Kemudian, konsolidasi peradaban yang juga harus diintensifkan adalah investasi sumber daya manusia melalui pendidikan. Peluang perbaikan sumber daya manusia Indonesia sangat terbuka bila anggaran 20% untuk pendidikan terealisasi. Hanya saja memang diperlukan perbaikan birokrasi terlebih dahulu agar dana yang diperkirakan mencapai 125 triliun rupiah itu tidak dikorupsi dan mencapai sasaran yang tepat. Kini, yang menjadi kendala bagi pembangunan sumber daya manusia ini adalah mahalnya biaya pendidikan. Orang miskin mempunyai akses yang sangat terbatas pada pendidikan yang baik. Padahal jumlah orang miskin makin meningkat saja.

Konsolidasi peradaban di tingkat filosofi, ekonomi, dan pendidikan adalah sebuah keharusan. Filosofi yang kokoh akan memandu sebuah peradaban ke arah peradaban yang agung. Sejarah mencatat keunggulan peradaban Yunani, Arab, India, Persia, Eropa hingga Cina yang berbasis kokoh pada bangunan filosofisnya.

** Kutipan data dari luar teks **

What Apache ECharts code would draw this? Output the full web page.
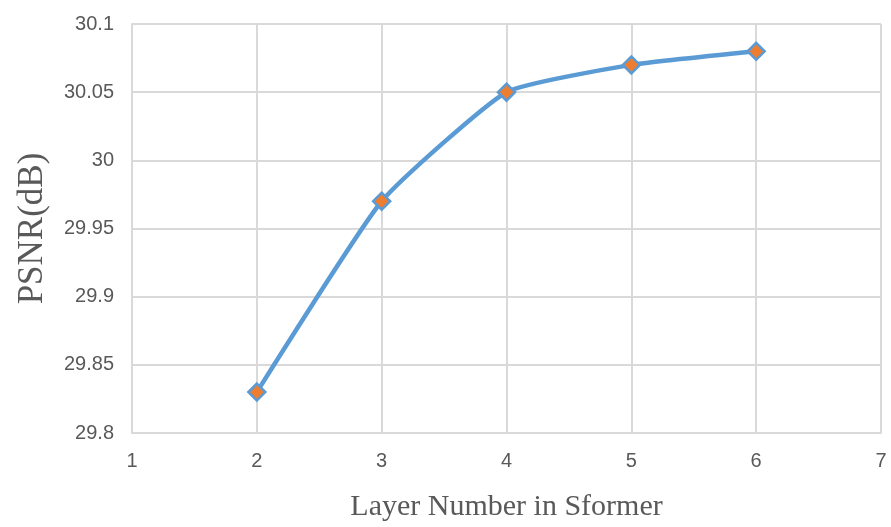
<!DOCTYPE html>
<html><head><meta charset="utf-8">
<script src="https://cdn.jsdelivr.net/npm/echarts@6/dist/echarts.min.js"></script>
<style>html,body{margin:0;padding:0;background:#fff}#c{width:891px;height:527px}</style>
</head><body><div id="c"></div>
<script>
const layers = [2, 3, 4, 5, 6];
const psnr = [29.83, 29.97, 30.05, 30.07, 30.08];
const xTitle = 'Layer Number in Sformer';
const yTitle = 'PSNR(dB)';

const chart = echarts.init(document.getElementById('c'));
chart.setOption({
  animation: false,
  backgroundColor: '#fff',
  grid: {left: 132, right: 10, top: 24, bottom: 87},
  xAxis: {
    type: 'value', min: 1, max: 7, interval: 1,
    name: xTitle, nameLocation: 'middle', nameGap: 59,
    nameTextStyle: {fontFamily: 'Liberation Serif', fontSize: 30, color: '#595959'},
    axisLine: {show: true, lineStyle: {color: '#D9D9D9', width: 2}},
    axisTick: {show: false},
    axisLabel: {fontFamily: 'Liberation Sans', fontSize: 20, color: '#595959', margin: 18},
    splitLine: {show: true, lineStyle: {color: '#D9D9D9', width: 2}}
  },
  yAxis: {
    type: 'value', min: 29.8, max: 30.1, interval: 0.05,
    name: yTitle, nameLocation: 'middle', nameGap: 82, nameRotate: 90,
    nameTextStyle: {fontFamily: 'Liberation Serif', fontSize: 35, color: '#595959'},
    axisLine: {show: true, lineStyle: {color: '#D9D9D9', width: 2}},
    axisTick: {show: false},
    axisLabel: {fontFamily: 'Liberation Sans', fontSize: 20, color: '#595959', margin: 18,
      formatter: v => String(parseFloat(v.toFixed(2)))},
    splitLine: {show: true, lineStyle: {color: '#D9D9D9', width: 2}}
  },
  series: [{
    type: 'line',
    data: layers.map((x, i) => [x, psnr[i]]),
    smooth: 0.15,
    symbol: 'diamond', symbolSize: 17,
    lineStyle: {color: '#5B9BD5', width: 4.5},
    itemStyle: {color: '#ED7D31', borderColor: '#5B9BD5', borderWidth: 2.5}
  }]
});
</script></body></html>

Penopang peradaban berikutnya yang tak kalah penting adalah ekonomi. Gairah industri dan perdagangan terbukti mampu menjadi penyangga utama peradaban di Eropa dan Amerika.

Di atas itu semua adalah perlunya memperkuat basis pendidikan. Dari sinilah penyegaran filosofi berbangsa bermula, ketrampilan dan profesionalisme diasah, serta karakter sebuah generasi dibangun. Sejarah kebangkitan Jepang dari keterpurukan Perang Dunia II membuktikan kekuatan pendidikan sebagai basis pembangunan peradaban. Lalu, bagaimana dengan kita? Wallahua`lam bis shawab.